About a year and a half ago I reported on a lawsuit filed in Capistrano Valley, California over a history teacher making a raft of anti-Christian comments in his classroom. The ruling (PDF) has now come down in that case and the plaintiff won, but only in regard to a single statement made by the teacher.
It was filed as an establishment clause suit, arguing that such comments amounted to hostility toward religion and therefore were forbidden for a teacher to make during instructional time. The judge in the case thus applied the Lemon test and evaluated the series of comments, which were captured on tape, on the basis of whether the teacher had a secular purpose in stating them.
It’s a rather odd ruling. The court found that one statement violated the establishment clause and it was a statement about another teacher who was teaching creationism. Here’s the court’s analysis on that issue:
The Court turns first to Corbett’s statement regarding John Peloza. This statement presents the closest question for the Court in assessing secular purpose. Peloza apparently brought suit against Corbett because Corbett was the advisor to a student newspaper which ran an article suggesting that Peloza was teaching religion rather than science in his classroom. Corbett explained to his class that Peloza, a teacher, “was not telling the kids [Peloza's students] the scientific truth about evolution.” Corbett also told his students that, in response to a request to give Peloza space in the newspaper to present his point of view, Corbett stated, “I will not leave John Peloza alone to propagandize kids with this religious, superstitious nonsense.” One could argue that Corbett meant that Peloza should not be presenting his religious ideas to students or that Peloza was presenting faulty science to the students. But there is more to the statement: Corbett states an unequivocal belief that creationism is “superstitious nonsense.” The Court cannot discern a legitimate secular purpose in this statement, even when considered in context. The statement therefore constitutes improper disapproval of religion in violation of the Establishment Clause.
Yet the court ruled that other statements that seem much more problematic to me did not violate the Establishment Clause. Like this one:
Corbett’s quotation of Mark Twain also requires close scrutiny. Corbett
stated, “What was it that Mark Twain said? ‘Religion was invented when the first con man met the first fool.’” The remark comes as part of a historical discussion of the tension between religion and science. Corbett contrasted science’s continuing search for “rational” explanations when one explanation proves insufficient as opposed to stopping the inquiry in favor of “magic.” Notwithstanding the biting nature of Twain’s observations, and this one in particular, it illustrates a turn to the non-rational when man cannot, or is unable, to develop a rational solution. Moreover, it is not clear that Corbett was espousing Twain’s view rather than merely quoting it. In context, the Court cannot
say that the primary purpose of the quote was to disparage, and thus it does not violate the First Amendment.
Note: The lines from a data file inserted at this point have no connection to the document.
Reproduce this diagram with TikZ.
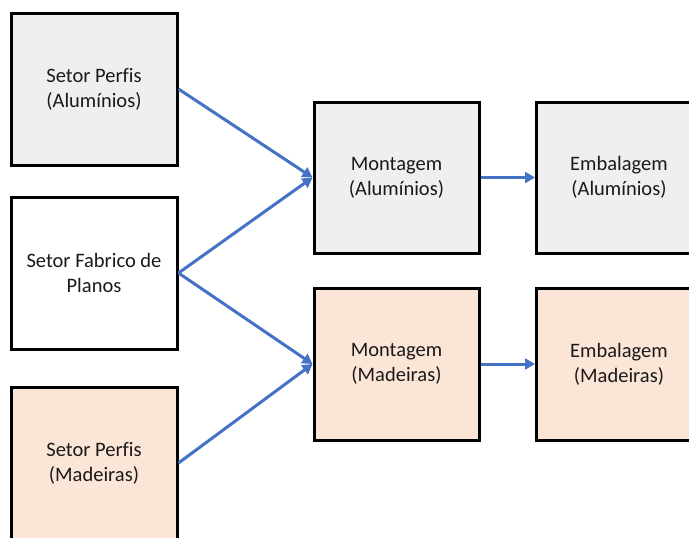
\documentclass[tikz,border=0pt]{standalone}
\usepackage{fontspec}
\setmainfont{Carlito}[Ligatures=NoCommon]
\usetikzlibrary{arrows.meta}
\definecolor{lnblue}{HTML}{4472C4}
\definecolor{lgray}{HTML}{EFEFEF}
\definecolor{peach}{HTML}{FBE5D6}
\definecolor{txt}{HTML}{1A1A1A}
\begin{document}
\begin{tikzpicture}[x=1pt,y=-1pt,
  box/.style={draw=black, line width=3pt, minimum width=166pt, minimum height=152pt,
    inner sep=0pt, align=center, font=\fontsize{20.5}{25}\selectfont, text=txt},
  graybox/.style={box, fill=lgray},
  whitebox/.style={box, fill=white},
  peachbox/.style={box, fill=peach},
  conn/.style={draw=lnblue, line width=3pt, -{Triangle[length=10pt,width=11pt]}}]
\useasboundingbox (0,0) rectangle (689,538);
\clip (0,0) rectangle (689,538);
\node[graybox] (s1) at (94,89) {Setor Perfis\\(Alumínios)};
\node[whitebox] (s2) at (94,273) {Setor Fabrico de\\Planos};
\node[peachbox] (s3) at (94,463) {Setor Perfis\\(Madeiras)};
\node[graybox, minimum width=165pt, minimum height=151pt] (m1) at (396.5,177.5) {Montagem\\(Alumínios)};
\node[peachbox, minimum width=165pt] (m2) at (396.5,364) {Montagem\\(Madeiras)};
\node[graybox, minimum width=165pt, minimum height=151pt] (e1) at (619,177.5) {Embalagem\\(Alumínios)};
\node[peachbox, minimum width=165pt] (e2) at (619,364) {Embalagem\\(Madeiras)};
\draw[conn] (s1.east) -- (m1.west);
\draw[conn] (s2.east) -- (m1.west);
\draw[conn] (s2.east) -- (m2.west);
\draw[conn] (s3.east) -- (m2.west);
\draw[conn] (m1.east) -- (e1.west);
\draw[conn] (m2.east) -- (e2.west);
\end{tikzpicture}
\end{document}
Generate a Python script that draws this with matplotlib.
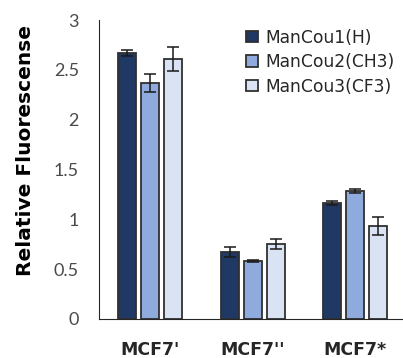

This seems like very strained reasoning to me. I can’t imagine any purpose to it other than to disparage all religious people and all religious belief. Whether you agree with that statement or not, I think it’s quite clearly inappropriate for a public school teacher to make such a statement in an instructional setting. There is a difference between teaching things that conflict with religion, as any public school must do, and deliberately insulting the religious and claiming that all religion is a fraud believed in by fools.
Even worse is this one:
For example, in one of Corbett’s lectures he stated, “when you put on your
Jesus glasses, you can’t see the truth.” However, this statement was made in the context of a discussion about how certain peasants did not support Joseph II’s reforms for religious reasons, even though the reforms were in the peasants’ best political and economic interests. Corbett also seemed to be making a general point that people sometimes make choices that are against their best interests for religious reasons and that religion has and can be used as a manipulative tool. He further suggested that in order to create social change and “overturn long-held traditions overnight without causing chaos” you need to first work to gather support for your position.
The “Jesus glasses” phrase, standing alone, could be read as a general assertion that all people who believe in Jesus cannot see the truth. However, given the context of the discussion and given that “[w]e must be cautious about attributing unconstitutional motives to state officials,” the Court declines to attribute such an overly-broad and improper purpose to the phrase for purposes of this motion.
Again, this is really strained reasoning. If he really wanted to make the nuanced point that the court thinks he was making, he could certainly have done it in a much more scholarly and serious way. Instead, the statement he made was inflammatory and insulting. There just isn’t any place for that kind of hostility in a public school classroom.
There will inevitably be conflicts between things taught in school and the religious beliefs of some students. When those conflicts occur, a teacher has to handle those situations with some degree of sensitivity. It is one thing to tell a student that they are teaching something because it is the position best supported by the evidence; it is quite another to tell them that their religion makes them incapable of seeing the truth and that their religion is a fraud believed in by fools. I think this teacher clearly crossed over the line here, and not just in the one statement the court found to be a problem.